Stated problem:
Copy the lines below as they are; omit the images they contain.

....................

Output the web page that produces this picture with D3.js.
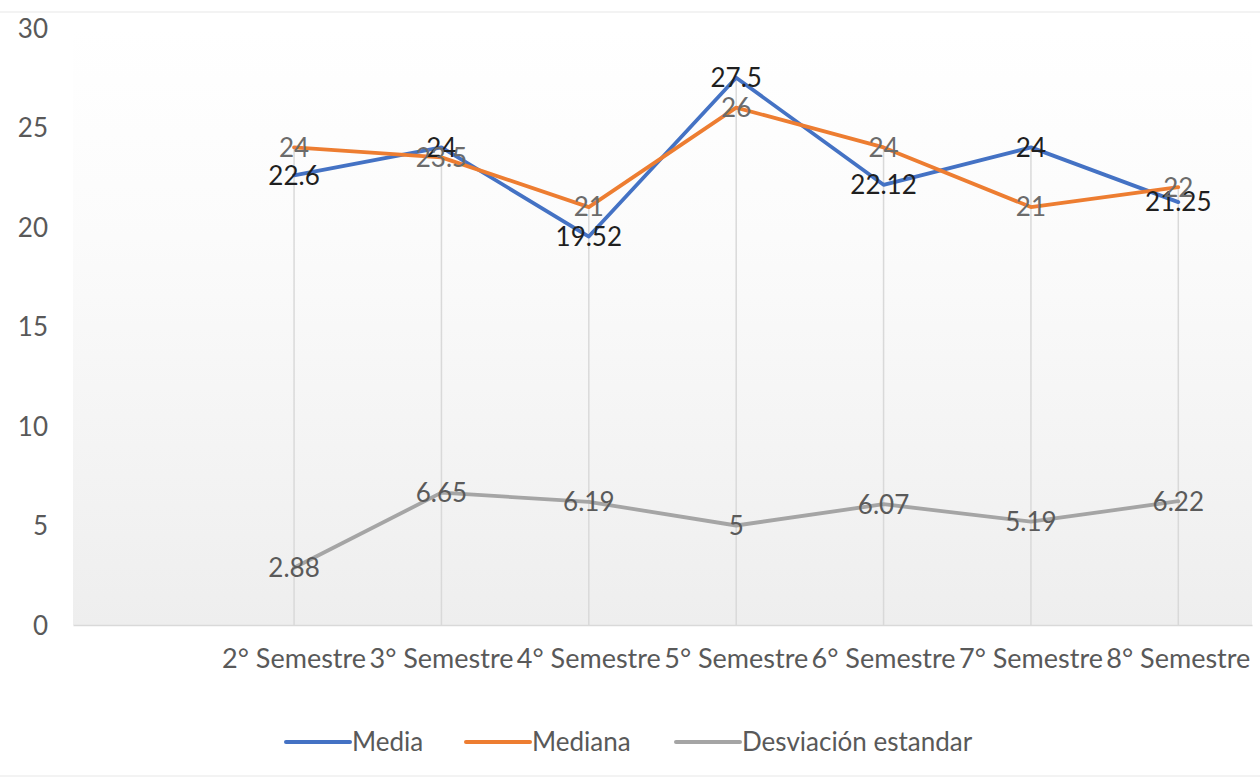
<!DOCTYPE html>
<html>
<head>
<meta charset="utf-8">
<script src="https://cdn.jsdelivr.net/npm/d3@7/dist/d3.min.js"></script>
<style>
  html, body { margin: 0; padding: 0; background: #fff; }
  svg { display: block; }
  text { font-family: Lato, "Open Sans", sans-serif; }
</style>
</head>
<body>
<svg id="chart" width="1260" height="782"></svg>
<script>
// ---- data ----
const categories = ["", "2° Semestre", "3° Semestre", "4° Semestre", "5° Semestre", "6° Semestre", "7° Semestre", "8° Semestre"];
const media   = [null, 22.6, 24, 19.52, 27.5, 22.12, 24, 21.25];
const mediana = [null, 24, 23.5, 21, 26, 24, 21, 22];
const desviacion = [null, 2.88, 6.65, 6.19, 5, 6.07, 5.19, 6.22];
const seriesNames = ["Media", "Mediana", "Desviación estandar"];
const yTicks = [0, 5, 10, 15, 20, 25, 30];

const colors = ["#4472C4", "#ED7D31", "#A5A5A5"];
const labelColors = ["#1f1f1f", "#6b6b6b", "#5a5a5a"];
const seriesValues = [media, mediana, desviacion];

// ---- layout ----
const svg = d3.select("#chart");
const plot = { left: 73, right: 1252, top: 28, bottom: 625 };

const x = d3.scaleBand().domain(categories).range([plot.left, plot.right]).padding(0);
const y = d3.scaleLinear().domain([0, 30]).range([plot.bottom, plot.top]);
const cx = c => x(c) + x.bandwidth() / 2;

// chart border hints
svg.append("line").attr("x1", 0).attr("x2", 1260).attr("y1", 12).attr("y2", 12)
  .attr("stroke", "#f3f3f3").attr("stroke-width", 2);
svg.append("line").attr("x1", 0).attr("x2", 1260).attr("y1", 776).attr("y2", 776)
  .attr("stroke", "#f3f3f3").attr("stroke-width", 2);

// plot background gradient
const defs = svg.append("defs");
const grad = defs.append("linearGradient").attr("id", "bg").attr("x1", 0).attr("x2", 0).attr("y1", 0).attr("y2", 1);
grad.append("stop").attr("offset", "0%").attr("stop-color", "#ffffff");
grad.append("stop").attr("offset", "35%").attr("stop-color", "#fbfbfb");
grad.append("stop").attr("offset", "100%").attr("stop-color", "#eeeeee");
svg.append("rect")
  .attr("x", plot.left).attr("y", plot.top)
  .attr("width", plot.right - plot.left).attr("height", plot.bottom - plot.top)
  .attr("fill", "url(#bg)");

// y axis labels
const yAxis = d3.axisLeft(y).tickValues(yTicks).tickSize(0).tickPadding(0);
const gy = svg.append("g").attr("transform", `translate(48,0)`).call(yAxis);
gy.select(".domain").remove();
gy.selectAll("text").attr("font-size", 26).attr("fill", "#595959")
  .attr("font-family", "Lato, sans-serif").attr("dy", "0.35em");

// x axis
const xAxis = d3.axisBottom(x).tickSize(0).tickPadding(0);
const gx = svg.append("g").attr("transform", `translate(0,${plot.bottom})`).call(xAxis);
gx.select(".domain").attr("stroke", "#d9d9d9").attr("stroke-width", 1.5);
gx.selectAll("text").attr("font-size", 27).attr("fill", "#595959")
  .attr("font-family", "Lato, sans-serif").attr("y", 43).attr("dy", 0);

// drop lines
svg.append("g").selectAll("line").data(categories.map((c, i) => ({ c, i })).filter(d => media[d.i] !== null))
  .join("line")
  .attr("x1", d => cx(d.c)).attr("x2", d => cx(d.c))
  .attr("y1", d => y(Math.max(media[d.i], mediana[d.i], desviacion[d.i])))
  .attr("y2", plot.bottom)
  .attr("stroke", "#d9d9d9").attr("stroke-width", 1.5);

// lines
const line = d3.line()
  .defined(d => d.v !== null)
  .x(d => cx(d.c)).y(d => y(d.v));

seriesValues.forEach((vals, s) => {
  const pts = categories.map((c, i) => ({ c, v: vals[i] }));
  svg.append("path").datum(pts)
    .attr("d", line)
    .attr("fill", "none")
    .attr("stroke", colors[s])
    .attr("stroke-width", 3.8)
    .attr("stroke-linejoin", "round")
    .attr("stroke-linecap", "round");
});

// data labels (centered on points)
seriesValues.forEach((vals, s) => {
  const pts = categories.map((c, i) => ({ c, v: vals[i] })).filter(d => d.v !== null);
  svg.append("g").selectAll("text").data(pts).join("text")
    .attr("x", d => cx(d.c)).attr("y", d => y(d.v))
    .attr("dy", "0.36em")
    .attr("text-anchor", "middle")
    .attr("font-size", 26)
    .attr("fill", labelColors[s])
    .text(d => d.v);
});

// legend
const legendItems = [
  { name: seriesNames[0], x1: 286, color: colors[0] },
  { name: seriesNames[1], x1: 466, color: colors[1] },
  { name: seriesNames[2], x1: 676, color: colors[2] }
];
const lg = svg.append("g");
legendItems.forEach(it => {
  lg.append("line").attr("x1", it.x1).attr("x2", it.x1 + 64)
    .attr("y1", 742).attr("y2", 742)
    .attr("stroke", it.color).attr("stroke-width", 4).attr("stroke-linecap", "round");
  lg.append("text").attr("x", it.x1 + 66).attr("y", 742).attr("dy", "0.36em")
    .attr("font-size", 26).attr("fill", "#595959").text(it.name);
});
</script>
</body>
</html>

....................

Result below:
Output the web page that produces this picture with D3.js.
<!DOCTYPE html>
<html>
<head>
<meta charset="utf-8">
<script src="https://cdn.jsdelivr.net/npm/d3@7/dist/d3.min.js"></script>
<style>
  html, body { margin: 0; padding: 0; background: #fff; }
  svg { display: block; }
  text { font-family: Lato, "Open Sans", sans-serif; }
</style>
</head>
<body>
<svg id="chart" width="1260" height="782"></svg>
<script>
// ---- data ----
const categories = ["", "2° Semestre", "3° Semestre", "4° Semestre", "5° Semestre", "6° Semestre", "7° Semestre", "8° Semestre"];
const media   = [null, 22.6, 24, 19.52, 27.5, 22.12, 24, 21.25];
const mediana = [null, 24, 23.5, 21, 26, 24, 21, 22];
const desviacion = [null, 2.88, 6.65, 6.19, 5, 6.07, 5.19, 6.22];
const seriesNames = ["Media", "Mediana", "Desviación estandar"];
const yTicks = [0, 5, 10, 15, 20, 25, 30];

const colors = ["#4472C4", "#ED7D31", "#A5A5A5"];
const labelColors = ["#1f1f1f", "#6b6b6b", "#5a5a5a"];
const seriesValues = [media, mediana, desviacion];

// ---- layout ----
const svg = d3.select("#chart");
const plot = { left: 73, right: 1252, top: 28, bottom: 625 };

const x = d3.scaleBand().domain(categories).range([plot.left, plot.right]).padding(0);
const y = d3.scaleLinear().domain([0, 30]).range([plot.bottom, plot.top]);
const cx = c => x(c) + x.bandwidth() / 2;

// chart border hints
svg.append("line").attr("x1", 0).attr("x2", 1260).attr("y1", 12).attr("y2", 12)
  .attr("stroke", "#f3f3f3").attr("stroke-width", 2);
svg.append("line").attr("x1", 0).attr("x2", 1260).attr("y1", 776).attr("y2", 776)
  .attr("stroke", "#f3f3f3").attr("stroke-width", 2);

// plot background gradient
const defs = svg.append("defs");
const grad = defs.append("linearGradient").attr("id", "bg").attr("x1", 0).attr("x2", 0).attr("y1", 0).attr("y2", 1);
grad.append("stop").attr("offset", "0%").attr("stop-color", "#ffffff");
grad.append("stop").attr("offset", "35%").attr("stop-color", "#fbfbfb");
grad.append("stop").attr("offset", "100%").attr("stop-color", "#eeeeee");
svg.append("rect")
  .attr("x", plot.left).attr("y", plot.top)
  .attr("width", plot.right - plot.left).attr("height", plot.bottom - plot.top)
  .attr("fill", "url(#bg)");

// y axis labels
const yAxis = d3.axisLeft(y).tickValues(yTicks).tickSize(0).tickPadding(0);
const gy = svg.append("g").attr("transform", `translate(48,0)`).call(yAxis);
gy.select(".domain").remove();
gy.selectAll("text").attr("font-size", 26).attr("fill", "#595959")
  .attr("font-family", "Lato, sans-serif").attr("dy", "0.35em");

// x axis
const xAxis = d3.axisBottom(x).tickSize(0).tickPadding(0);
const gx = svg.append("g").attr("transform", `translate(0,${plot.bottom})`).call(xAxis);
gx.select(".domain").attr("stroke", "#d9d9d9").attr("stroke-width", 1.5);
gx.selectAll("text").attr("font-size", 27).attr("fill", "#595959")
  .attr("font-family", "Lato, sans-serif").attr("y", 43).attr("dy", 0);

// drop lines
svg.append("g").selectAll("line").data(categories.map((c, i) => ({ c, i })).filter(d => media[d.i] !== null))
  .join("line")
  .attr("x1", d => cx(d.c)).attr("x2", d => cx(d.c))
  .attr("y1", d => y(Math.max(media[d.i], mediana[d.i], desviacion[d.i])))
  .attr("y2", plot.bottom)
  .attr("stroke", "#d9d9d9").attr("stroke-width", 1.5);

// lines
const line = d3.line()
  .defined(d => d.v !== null)
  .x(d => cx(d.c)).y(d => y(d.v));

seriesValues.forEach((vals, s) => {
  const pts = categories.map((c, i) => ({ c, v: vals[i] }));
  svg.append("path").datum(pts)
    .attr("d", line)
    .attr("fill", "none")
    .attr("stroke", colors[s])
    .attr("stroke-width", 3.8)
    .attr("stroke-linejoin", "round")
    .attr("stroke-linecap", "round");
});

// data labels (centered on points)
seriesValues.forEach((vals, s) => {
  const pts = categories.map((c, i) => ({ c, v: vals[i] })).filter(d => d.v !== null);
  svg.append("g").selectAll("text").data(pts).join("text")
    .attr("x", d => cx(d.c)).attr("y", d => y(d.v))
    .attr("dy", "0.36em")
    .attr("text-anchor", "middle")
    .attr("font-size", 26)
    .attr("fill", labelColors[s])
    .text(d => d.v);
});

// legend
const legendItems = [
  { name: seriesNames[0], x1: 286, color: colors[0] },
  { name: seriesNames[1], x1: 466, color: colors[1] },
  { name: seriesNames[2], x1: 676, color: colors[2] }
];
const lg = svg.append("g");
legendItems.forEach(it => {
  lg.append("line").attr("x1", it.x1).attr("x2", it.x1 + 64)
    .attr("y1", 742).attr("y2", 742)
    .attr("stroke", it.color).attr("stroke-width", 4).attr("stroke-linecap", "round");
  lg.append("text").attr("x", it.x1 + 66).attr("y", 742).attr("dy", "0.36em")
    .attr("font-size", 26).attr("fill", "#595959").text(it.name);
});
</script>
</body>
</html>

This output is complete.